The Dragon and the George
- Dust jacket from the first edition
- Author: Gordon R. Dickson
- Cover artist: Boris Vallejo
- Language: English
- Series: Dragon Knight
- Genre: Fantasy
- Publisher: Doubleday (SFBC)
- Publication date: May 7, 1976
- Publication place: United States
- Media type: Print (Hardcover & Paperback)
- Pages: 244 pp
- ISBN: 0-345-35050-2 (reprint)
- OCLC: 2284061
- Followed by: The Dragon Knight

= The Dragon and the George =

1976 fantasy novel by Gordon R. Dickson

The Dragon and the George is a 1976 fantasy novel by American writer Gordon R. Dickson, the first in his "Dragon Knight" series. A shorter form of the story was previously published as the short story, "St. Dragon and the George" in the September 1957 issue of The Magazine of Fantasy and Science Fiction.

The novel was loosely adapted into the 1982 animated movie The Flight of Dragons by Rankin/Bass.

==Plot summary==
Jim Eckert holds a doctorate in medieval history and is hoping for an instructor position at a Minnesota university, where he works as an assistant to a history professor. He is engaged to marry Angie Farrell, who is working toward a doctorate in English literature and works as a laboratory assistant to psychology graduate Grottwald Weinar Hansen. During one of Grottwald's experiments in astral projection, Angie suddenly disappears. To locate her, Jim puts on the apparatus she was testing and finds his consciousness projected into a world of medieval fantasy, in which his mind inhabits the body of a dragon named Gorbash. In this world, dragons refer to humans as "georges" after the story of Saint George and the Dragon.

Two other dragons, Smrgol and Bryagh, have captured Angie. Despite being a dragon, Jim is able to convince Angie of his identity and attempts to hypnotize her in order to return her to the real world, but she refuses out of fear that he will be left behind.

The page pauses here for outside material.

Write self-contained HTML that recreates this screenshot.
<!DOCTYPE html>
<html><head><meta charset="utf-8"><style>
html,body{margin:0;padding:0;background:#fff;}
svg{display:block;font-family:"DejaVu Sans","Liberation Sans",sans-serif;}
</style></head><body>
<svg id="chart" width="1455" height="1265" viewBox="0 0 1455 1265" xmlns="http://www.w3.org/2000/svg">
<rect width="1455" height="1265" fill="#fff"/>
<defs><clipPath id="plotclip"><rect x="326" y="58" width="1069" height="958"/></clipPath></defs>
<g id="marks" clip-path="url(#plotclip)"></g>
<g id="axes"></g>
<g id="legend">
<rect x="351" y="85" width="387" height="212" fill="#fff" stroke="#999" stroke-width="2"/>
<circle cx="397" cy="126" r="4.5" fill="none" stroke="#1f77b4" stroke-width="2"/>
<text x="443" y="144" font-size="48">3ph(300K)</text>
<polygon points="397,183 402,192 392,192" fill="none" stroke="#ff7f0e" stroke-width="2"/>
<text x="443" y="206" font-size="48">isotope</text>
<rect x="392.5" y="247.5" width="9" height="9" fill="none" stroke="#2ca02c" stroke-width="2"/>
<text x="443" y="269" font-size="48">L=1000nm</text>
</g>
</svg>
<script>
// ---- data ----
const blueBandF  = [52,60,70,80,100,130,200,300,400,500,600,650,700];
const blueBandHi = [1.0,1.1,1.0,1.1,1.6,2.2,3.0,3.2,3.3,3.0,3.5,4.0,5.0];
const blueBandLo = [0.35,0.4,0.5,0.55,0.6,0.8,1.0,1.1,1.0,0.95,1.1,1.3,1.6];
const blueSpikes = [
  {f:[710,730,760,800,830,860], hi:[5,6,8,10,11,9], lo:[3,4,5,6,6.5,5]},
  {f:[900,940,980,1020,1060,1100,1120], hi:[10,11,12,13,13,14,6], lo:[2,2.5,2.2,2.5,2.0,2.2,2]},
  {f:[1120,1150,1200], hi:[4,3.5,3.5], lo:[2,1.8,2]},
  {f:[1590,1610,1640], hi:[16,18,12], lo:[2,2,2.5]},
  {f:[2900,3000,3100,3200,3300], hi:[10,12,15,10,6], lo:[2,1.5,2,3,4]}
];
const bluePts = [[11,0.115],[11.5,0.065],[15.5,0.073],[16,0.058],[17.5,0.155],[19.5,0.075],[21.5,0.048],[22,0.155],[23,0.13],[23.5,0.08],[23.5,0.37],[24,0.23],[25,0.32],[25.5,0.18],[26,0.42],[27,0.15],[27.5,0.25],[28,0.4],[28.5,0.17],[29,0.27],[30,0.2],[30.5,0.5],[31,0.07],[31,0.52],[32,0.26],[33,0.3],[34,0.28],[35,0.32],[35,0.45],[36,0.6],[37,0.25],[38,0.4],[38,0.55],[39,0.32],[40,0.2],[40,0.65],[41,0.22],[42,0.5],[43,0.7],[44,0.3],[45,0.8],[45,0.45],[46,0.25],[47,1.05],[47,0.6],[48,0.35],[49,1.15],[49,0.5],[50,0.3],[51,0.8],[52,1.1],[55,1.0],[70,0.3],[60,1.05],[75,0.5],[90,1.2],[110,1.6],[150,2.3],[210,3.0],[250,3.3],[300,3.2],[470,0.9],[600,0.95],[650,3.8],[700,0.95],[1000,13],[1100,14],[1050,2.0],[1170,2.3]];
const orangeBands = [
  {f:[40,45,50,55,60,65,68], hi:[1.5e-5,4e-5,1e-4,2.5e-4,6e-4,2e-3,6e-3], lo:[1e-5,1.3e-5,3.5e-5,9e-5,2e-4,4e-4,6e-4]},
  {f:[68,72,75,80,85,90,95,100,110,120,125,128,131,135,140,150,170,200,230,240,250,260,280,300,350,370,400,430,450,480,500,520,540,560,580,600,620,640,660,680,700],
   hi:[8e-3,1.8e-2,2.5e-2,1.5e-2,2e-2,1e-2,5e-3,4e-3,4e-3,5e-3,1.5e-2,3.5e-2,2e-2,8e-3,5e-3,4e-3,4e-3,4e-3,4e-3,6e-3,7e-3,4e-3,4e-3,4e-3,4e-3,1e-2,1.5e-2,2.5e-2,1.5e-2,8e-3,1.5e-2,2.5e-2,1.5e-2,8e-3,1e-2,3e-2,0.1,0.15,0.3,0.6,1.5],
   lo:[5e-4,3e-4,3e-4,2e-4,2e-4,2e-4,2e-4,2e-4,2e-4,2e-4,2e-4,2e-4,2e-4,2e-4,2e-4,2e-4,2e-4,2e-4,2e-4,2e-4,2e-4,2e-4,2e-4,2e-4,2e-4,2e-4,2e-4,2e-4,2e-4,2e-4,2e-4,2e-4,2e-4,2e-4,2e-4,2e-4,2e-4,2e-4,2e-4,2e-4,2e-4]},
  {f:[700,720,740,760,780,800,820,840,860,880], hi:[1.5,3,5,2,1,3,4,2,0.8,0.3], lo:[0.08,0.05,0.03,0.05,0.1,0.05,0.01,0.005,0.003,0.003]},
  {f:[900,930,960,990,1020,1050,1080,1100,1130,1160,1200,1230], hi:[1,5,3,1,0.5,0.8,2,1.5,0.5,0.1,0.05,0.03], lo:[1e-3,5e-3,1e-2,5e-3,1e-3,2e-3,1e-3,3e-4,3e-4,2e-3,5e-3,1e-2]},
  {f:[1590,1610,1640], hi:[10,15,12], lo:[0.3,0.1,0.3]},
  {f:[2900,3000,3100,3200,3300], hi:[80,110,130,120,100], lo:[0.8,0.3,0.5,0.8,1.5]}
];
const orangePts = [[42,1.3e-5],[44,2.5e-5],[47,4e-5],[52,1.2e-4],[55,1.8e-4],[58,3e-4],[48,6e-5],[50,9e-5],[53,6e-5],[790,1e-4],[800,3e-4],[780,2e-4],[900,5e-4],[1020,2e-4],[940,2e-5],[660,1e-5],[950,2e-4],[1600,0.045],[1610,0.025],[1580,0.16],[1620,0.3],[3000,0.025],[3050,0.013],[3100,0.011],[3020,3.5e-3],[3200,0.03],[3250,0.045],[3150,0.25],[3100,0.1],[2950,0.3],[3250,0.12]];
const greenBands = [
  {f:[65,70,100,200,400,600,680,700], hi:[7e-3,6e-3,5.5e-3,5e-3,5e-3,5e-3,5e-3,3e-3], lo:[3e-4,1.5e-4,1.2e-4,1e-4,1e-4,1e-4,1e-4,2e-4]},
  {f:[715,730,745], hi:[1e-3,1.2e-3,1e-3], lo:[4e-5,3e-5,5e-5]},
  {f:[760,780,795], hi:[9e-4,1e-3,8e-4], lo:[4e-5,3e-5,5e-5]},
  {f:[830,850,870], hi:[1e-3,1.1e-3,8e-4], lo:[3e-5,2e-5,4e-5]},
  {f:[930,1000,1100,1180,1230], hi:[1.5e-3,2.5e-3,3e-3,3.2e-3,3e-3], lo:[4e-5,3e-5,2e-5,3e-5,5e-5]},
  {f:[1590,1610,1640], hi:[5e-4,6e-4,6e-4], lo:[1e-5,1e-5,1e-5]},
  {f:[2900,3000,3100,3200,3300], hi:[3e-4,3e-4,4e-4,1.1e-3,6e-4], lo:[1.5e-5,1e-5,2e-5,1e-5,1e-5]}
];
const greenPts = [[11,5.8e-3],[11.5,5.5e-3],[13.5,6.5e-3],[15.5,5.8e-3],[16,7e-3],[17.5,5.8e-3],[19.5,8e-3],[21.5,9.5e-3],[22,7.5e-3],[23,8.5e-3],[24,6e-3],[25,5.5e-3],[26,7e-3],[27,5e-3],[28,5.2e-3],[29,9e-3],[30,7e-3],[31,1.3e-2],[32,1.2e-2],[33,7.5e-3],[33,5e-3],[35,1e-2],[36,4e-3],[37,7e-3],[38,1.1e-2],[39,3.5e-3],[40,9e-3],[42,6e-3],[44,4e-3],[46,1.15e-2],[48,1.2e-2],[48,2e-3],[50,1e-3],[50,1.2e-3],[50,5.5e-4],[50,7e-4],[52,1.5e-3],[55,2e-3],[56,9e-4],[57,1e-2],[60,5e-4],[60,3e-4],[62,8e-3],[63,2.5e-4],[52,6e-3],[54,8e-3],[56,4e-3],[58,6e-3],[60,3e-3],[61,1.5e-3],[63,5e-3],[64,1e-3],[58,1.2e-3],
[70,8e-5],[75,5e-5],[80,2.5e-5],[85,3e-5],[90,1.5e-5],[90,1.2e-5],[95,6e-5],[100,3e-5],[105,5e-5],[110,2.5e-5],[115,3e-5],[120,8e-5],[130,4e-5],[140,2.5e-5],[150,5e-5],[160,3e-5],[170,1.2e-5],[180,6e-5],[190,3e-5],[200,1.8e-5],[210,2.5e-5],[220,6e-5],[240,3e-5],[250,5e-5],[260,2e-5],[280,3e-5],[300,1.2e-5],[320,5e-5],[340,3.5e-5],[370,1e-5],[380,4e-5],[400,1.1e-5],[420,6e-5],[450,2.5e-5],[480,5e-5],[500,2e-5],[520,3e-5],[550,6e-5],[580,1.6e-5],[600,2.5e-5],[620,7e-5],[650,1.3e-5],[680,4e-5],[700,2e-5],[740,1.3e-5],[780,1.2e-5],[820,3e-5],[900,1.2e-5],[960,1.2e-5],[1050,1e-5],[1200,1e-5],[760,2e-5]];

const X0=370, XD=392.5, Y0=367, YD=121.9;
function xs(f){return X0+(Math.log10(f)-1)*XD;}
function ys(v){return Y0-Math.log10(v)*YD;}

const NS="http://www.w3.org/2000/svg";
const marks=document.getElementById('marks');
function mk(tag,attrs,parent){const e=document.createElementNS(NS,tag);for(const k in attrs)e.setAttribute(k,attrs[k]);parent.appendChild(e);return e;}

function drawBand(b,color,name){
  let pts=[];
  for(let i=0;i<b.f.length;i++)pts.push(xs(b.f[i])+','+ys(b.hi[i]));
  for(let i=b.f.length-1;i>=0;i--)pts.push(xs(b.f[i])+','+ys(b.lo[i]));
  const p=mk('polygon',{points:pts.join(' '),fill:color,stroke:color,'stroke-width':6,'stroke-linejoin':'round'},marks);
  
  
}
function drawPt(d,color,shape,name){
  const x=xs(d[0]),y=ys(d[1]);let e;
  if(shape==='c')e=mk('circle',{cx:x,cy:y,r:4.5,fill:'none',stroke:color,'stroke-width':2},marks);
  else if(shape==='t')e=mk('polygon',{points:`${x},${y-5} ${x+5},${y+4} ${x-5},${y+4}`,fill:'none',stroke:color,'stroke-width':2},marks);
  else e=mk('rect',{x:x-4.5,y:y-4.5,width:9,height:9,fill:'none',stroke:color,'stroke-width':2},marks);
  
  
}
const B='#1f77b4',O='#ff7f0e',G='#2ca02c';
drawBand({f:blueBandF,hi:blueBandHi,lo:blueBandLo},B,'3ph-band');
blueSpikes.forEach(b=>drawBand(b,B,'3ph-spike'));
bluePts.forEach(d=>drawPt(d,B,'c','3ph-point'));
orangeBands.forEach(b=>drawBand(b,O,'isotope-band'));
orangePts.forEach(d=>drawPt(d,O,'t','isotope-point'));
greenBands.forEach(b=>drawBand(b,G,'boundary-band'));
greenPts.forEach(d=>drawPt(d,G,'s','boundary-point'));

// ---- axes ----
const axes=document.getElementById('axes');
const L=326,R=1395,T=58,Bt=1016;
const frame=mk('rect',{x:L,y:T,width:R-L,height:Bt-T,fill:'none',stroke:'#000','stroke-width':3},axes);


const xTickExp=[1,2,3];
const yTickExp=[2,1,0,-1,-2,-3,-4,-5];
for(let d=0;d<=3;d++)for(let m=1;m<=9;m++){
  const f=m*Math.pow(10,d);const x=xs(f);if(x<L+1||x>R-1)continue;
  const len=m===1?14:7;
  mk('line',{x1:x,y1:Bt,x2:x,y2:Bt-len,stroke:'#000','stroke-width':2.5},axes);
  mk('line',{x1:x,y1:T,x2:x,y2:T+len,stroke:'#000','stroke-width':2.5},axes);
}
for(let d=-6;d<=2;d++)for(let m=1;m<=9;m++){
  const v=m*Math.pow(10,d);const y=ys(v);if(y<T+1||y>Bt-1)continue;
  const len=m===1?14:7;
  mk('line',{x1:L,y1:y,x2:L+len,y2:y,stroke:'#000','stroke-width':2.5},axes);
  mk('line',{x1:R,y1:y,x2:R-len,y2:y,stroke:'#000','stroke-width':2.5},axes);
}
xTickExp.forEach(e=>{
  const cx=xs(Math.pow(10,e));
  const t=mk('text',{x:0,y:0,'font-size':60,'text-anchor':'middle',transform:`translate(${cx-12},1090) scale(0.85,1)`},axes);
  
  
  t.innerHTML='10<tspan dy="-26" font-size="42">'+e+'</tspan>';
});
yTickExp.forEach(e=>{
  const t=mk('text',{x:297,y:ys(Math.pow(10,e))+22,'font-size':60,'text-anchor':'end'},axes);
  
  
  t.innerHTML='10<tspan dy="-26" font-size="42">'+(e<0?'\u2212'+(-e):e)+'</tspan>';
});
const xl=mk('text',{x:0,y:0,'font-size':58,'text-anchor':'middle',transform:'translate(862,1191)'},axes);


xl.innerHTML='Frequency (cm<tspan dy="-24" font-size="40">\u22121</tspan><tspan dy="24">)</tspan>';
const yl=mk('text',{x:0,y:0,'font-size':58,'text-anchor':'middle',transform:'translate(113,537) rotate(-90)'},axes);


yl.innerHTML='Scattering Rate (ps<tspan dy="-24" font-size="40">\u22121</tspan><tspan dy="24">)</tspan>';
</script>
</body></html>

They seek help from the magician Carolinus, who demands payment in the form of Gorbash's treasure hoard, but Jim does not know its location. Bryagh kidnaps Angie and takes her to Loathly Tower, and Carolinus advises Jim to gather companions to assist in mounting a rescue. Jim meets the knight Sir Brian Neville-Smythe, who is sympathetic to his predicament, and the two set off to rescue Sir Brian's courtly love interest, Lady Geronde, from the clutches of the villainous Sir Hugh. Along the way they are attacked by creatures called sandmirks but are saved by the talking wolf Aragh, who is a friend of Gorbash. Aragh does not believe Jim's story about being stuck in Gorbash's body, but agrees to accompany him and Sir Brian. They are next joined by the archer Danielle, the Welsh bowman Dafydd ap Hywel, and the outlaw Giles of the Wold. Arriving at Malvern Castle, the party attempts to rescue Lady Geronde but Jim is wounded by Sir Hugh. Upon recovering he finds that Smrgol and Carolinus have joined the quest, though Smrgol is developing a stroke and thus is of limited ability. Jim attempts to head to Loathly Tower alone but, upon encountering more sandmirks, returns to his companions.

The next morning, Jim finds that Sir Hugh has captured a dragon named Secoh. With the help of his companions, Jim manages to drive off Sir Hugh and his men, free Secoh, and overcome the sandmirks. The group arrives at Loathly Tower, where they face Bryagh along with a monstrous worm, an ogre, sandmirks, and harpies. With some coaching from Smrgol, Jim fights the ogre while Sir Brian takes on the worm, Aragh deals with the sandmirks, Dafydd fends off the harpies, Smrgol and Secoh attack Bryagh, and Carolinus pitches in using magic. The heroes are able to overcome their enemies, but Smrgol is killed and Dafydd is wounded.

Jim finds Angie, who says that her mind has been in Jim's body part of the time. After some consideration, Jim and Angie decide to stay in the fantasy world. Carolinus separates Jim from Gorbash, and the group celebrates Jim's decision.